WHAT YOU HAVE TO DO. Give the data below again exactly as written, without its pictures.

┌──

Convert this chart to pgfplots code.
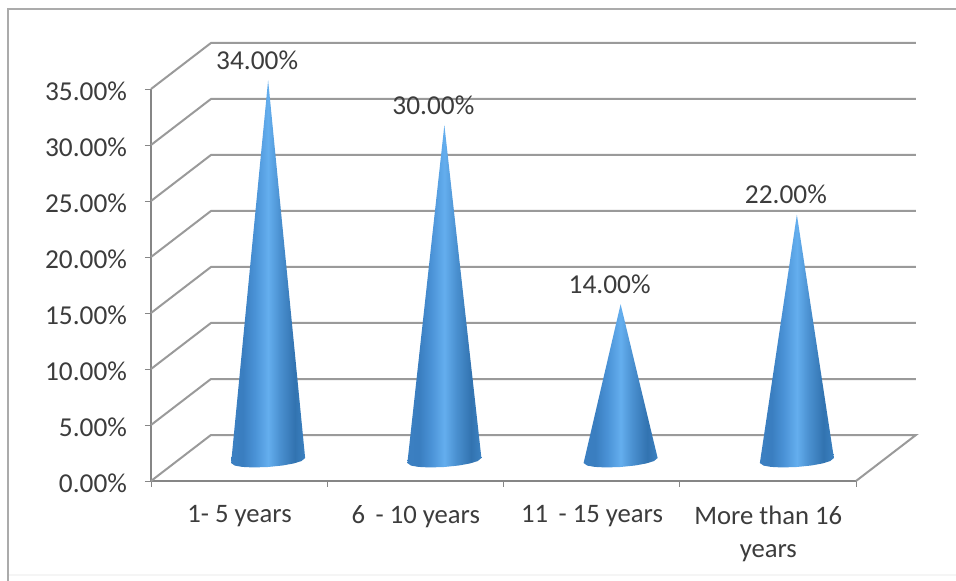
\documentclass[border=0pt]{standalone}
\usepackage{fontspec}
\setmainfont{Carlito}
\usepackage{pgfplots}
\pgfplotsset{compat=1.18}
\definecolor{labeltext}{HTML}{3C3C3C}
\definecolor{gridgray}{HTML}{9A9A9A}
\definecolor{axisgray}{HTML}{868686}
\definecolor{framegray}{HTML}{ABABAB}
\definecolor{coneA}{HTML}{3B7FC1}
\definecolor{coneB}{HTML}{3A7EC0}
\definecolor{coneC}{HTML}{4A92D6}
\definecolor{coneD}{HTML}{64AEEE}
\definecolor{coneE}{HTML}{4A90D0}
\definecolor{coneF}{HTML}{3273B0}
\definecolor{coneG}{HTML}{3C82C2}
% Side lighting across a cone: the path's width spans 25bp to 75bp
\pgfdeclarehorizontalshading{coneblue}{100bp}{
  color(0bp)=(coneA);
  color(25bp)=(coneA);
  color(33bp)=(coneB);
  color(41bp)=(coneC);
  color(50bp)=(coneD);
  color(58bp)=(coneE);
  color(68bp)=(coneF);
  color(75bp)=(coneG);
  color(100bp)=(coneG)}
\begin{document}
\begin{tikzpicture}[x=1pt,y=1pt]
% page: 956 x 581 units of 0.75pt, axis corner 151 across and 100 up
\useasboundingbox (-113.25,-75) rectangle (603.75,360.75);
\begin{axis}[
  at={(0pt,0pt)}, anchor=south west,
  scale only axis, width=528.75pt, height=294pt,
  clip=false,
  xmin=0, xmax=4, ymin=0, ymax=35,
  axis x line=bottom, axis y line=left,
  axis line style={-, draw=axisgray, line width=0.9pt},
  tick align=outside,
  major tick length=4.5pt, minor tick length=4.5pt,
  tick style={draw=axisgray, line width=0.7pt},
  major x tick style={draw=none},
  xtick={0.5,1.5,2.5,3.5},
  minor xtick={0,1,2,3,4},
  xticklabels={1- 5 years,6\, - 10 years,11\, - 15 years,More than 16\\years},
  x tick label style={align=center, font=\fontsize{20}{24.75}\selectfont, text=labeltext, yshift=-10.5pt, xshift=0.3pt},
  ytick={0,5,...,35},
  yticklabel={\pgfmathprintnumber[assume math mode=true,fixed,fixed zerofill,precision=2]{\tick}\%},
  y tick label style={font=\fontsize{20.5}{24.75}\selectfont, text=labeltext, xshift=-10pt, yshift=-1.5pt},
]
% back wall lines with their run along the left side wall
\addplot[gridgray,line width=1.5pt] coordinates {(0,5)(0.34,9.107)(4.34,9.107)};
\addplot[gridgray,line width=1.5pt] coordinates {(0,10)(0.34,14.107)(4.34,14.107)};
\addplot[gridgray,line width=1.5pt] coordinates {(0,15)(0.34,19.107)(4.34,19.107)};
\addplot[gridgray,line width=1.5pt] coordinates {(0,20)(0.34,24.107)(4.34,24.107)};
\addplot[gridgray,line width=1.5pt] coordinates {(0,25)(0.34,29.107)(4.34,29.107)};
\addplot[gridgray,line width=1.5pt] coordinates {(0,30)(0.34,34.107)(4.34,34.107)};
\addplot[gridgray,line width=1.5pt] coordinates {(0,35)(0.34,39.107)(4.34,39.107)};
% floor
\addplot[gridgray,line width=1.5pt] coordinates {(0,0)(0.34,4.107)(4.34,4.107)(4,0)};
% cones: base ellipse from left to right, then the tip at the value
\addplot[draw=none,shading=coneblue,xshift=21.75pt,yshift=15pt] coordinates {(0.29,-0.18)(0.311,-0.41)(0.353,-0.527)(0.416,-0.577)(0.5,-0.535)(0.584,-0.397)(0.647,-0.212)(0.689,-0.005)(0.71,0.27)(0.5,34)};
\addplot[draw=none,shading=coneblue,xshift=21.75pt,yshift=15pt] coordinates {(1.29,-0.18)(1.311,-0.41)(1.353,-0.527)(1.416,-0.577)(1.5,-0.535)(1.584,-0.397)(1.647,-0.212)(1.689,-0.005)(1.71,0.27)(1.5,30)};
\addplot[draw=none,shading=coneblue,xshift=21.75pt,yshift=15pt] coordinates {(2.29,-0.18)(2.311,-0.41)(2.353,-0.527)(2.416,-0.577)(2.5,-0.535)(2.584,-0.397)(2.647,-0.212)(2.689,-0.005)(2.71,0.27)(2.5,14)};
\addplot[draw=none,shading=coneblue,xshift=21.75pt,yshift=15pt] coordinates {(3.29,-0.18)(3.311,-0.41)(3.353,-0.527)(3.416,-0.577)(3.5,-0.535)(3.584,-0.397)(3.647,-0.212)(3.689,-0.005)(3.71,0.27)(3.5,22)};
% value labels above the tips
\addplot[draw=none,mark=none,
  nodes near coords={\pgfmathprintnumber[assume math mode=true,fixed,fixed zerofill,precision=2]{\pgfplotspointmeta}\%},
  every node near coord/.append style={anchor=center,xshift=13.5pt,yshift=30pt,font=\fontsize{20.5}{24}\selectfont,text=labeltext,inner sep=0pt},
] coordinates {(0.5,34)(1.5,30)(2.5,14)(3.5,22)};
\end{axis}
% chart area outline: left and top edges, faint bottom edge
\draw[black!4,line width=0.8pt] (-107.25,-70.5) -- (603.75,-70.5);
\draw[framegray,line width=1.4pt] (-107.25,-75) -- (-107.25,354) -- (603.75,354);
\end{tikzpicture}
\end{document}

└──

PROBLEM SOLUTION.
Convert this chart to pgfplots code.
\documentclass[border=0pt]{standalone}
\usepackage{fontspec}
\setmainfont{Carlito}
\usepackage{pgfplots}
\pgfplotsset{compat=1.18}
\definecolor{labeltext}{HTML}{3C3C3C}
\definecolor{gridgray}{HTML}{9A9A9A}
\definecolor{axisgray}{HTML}{868686}
\definecolor{framegray}{HTML}{ABABAB}
\definecolor{coneA}{HTML}{3B7FC1}
\definecolor{coneB}{HTML}{3A7EC0}
\definecolor{coneC}{HTML}{4A92D6}
\definecolor{coneD}{HTML}{64AEEE}
\definecolor{coneE}{HTML}{4A90D0}
\definecolor{coneF}{HTML}{3273B0}
\definecolor{coneG}{HTML}{3C82C2}
% Side lighting across a cone: the path's width spans 25bp to 75bp
\pgfdeclarehorizontalshading{coneblue}{100bp}{
  color(0bp)=(coneA);
  color(25bp)=(coneA);
  color(33bp)=(coneB);
  color(41bp)=(coneC);
  color(50bp)=(coneD);
  color(58bp)=(coneE);
  color(68bp)=(coneF);
  color(75bp)=(coneG);
  color(100bp)=(coneG)}
\begin{document}
\begin{tikzpicture}[x=1pt,y=1pt]
% page: 956 x 581 units of 0.75pt, axis corner 151 across and 100 up
\useasboundingbox (-113.25,-75) rectangle (603.75,360.75);
\begin{axis}[
  at={(0pt,0pt)}, anchor=south west,
  scale only axis, width=528.75pt, height=294pt,
  clip=false,
  xmin=0, xmax=4, ymin=0, ymax=35,
  axis x line=bottom, axis y line=left,
  axis line style={-, draw=axisgray, line width=0.9pt},
  tick align=outside,
  major tick length=4.5pt, minor tick length=4.5pt,
  tick style={draw=axisgray, line width=0.7pt},
  major x tick style={draw=none},
  xtick={0.5,1.5,2.5,3.5},
  minor xtick={0,1,2,3,4},
  xticklabels={1- 5 years,6\, - 10 years,11\, - 15 years,More than 16\\years},
  x tick label style={align=center, font=\fontsize{20}{24.75}\selectfont, text=labeltext, yshift=-10.5pt, xshift=0.3pt},
  ytick={0,5,...,35},
  yticklabel={\pgfmathprintnumber[assume math mode=true,fixed,fixed zerofill,precision=2]{\tick}\%},
  y tick label style={font=\fontsize{20.5}{24.75}\selectfont, text=labeltext, xshift=-10pt, yshift=-1.5pt},
]
% back wall lines with their run along the left side wall
\addplot[gridgray,line width=1.5pt] coordinates {(0,5)(0.34,9.107)(4.34,9.107)};
\addplot[gridgray,line width=1.5pt] coordinates {(0,10)(0.34,14.107)(4.34,14.107)};
\addplot[gridgray,line width=1.5pt] coordinates {(0,15)(0.34,19.107)(4.34,19.107)};
\addplot[gridgray,line width=1.5pt] coordinates {(0,20)(0.34,24.107)(4.34,24.107)};
\addplot[gridgray,line width=1.5pt] coordinates {(0,25)(0.34,29.107)(4.34,29.107)};
\addplot[gridgray,line width=1.5pt] coordinates {(0,30)(0.34,34.107)(4.34,34.107)};
\addplot[gridgray,line width=1.5pt] coordinates {(0,35)(0.34,39.107)(4.34,39.107)};
% floor
\addplot[gridgray,line width=1.5pt] coordinates {(0,0)(0.34,4.107)(4.34,4.107)(4,0)};
% cones: base ellipse from left to right, then the tip at the value
\addplot[draw=none,shading=coneblue,xshift=21.75pt,yshift=15pt] coordinates {(0.29,-0.18)(0.311,-0.41)(0.353,-0.527)(0.416,-0.577)(0.5,-0.535)(0.584,-0.397)(0.647,-0.212)(0.689,-0.005)(0.71,0.27)(0.5,34)};
\addplot[draw=none,shading=coneblue,xshift=21.75pt,yshift=15pt] coordinates {(1.29,-0.18)(1.311,-0.41)(1.353,-0.527)(1.416,-0.577)(1.5,-0.535)(1.584,-0.397)(1.647,-0.212)(1.689,-0.005)(1.71,0.27)(1.5,30)};
\addplot[draw=none,shading=coneblue,xshift=21.75pt,yshift=15pt] coordinates {(2.29,-0.18)(2.311,-0.41)(2.353,-0.527)(2.416,-0.577)(2.5,-0.535)(2.584,-0.397)(2.647,-0.212)(2.689,-0.005)(2.71,0.27)(2.5,14)};
\addplot[draw=none,shading=coneblue,xshift=21.75pt,yshift=15pt] coordinates {(3.29,-0.18)(3.311,-0.41)(3.353,-0.527)(3.416,-0.577)(3.5,-0.535)(3.584,-0.397)(3.647,-0.212)(3.689,-0.005)(3.71,0.27)(3.5,22)};
% value labels above the tips
\addplot[draw=none,mark=none,
  nodes near coords={\pgfmathprintnumber[assume math mode=true,fixed,fixed zerofill,precision=2]{\pgfplotspointmeta}\%},
  every node near coord/.append style={anchor=center,xshift=13.5pt,yshift=30pt,font=\fontsize{20.5}{24}\selectfont,text=labeltext,inner sep=0pt},
] coordinates {(0.5,34)(1.5,30)(2.5,14)(3.5,22)};
\end{axis}
% chart area outline: left and top edges, faint bottom edge
\draw[black!4,line width=0.8pt] (-107.25,-70.5) -- (603.75,-70.5);
\draw[framegray,line width=1.4pt] (-107.25,-75) -- (-107.25,354) -- (603.75,354);
\end{tikzpicture}
\end{document}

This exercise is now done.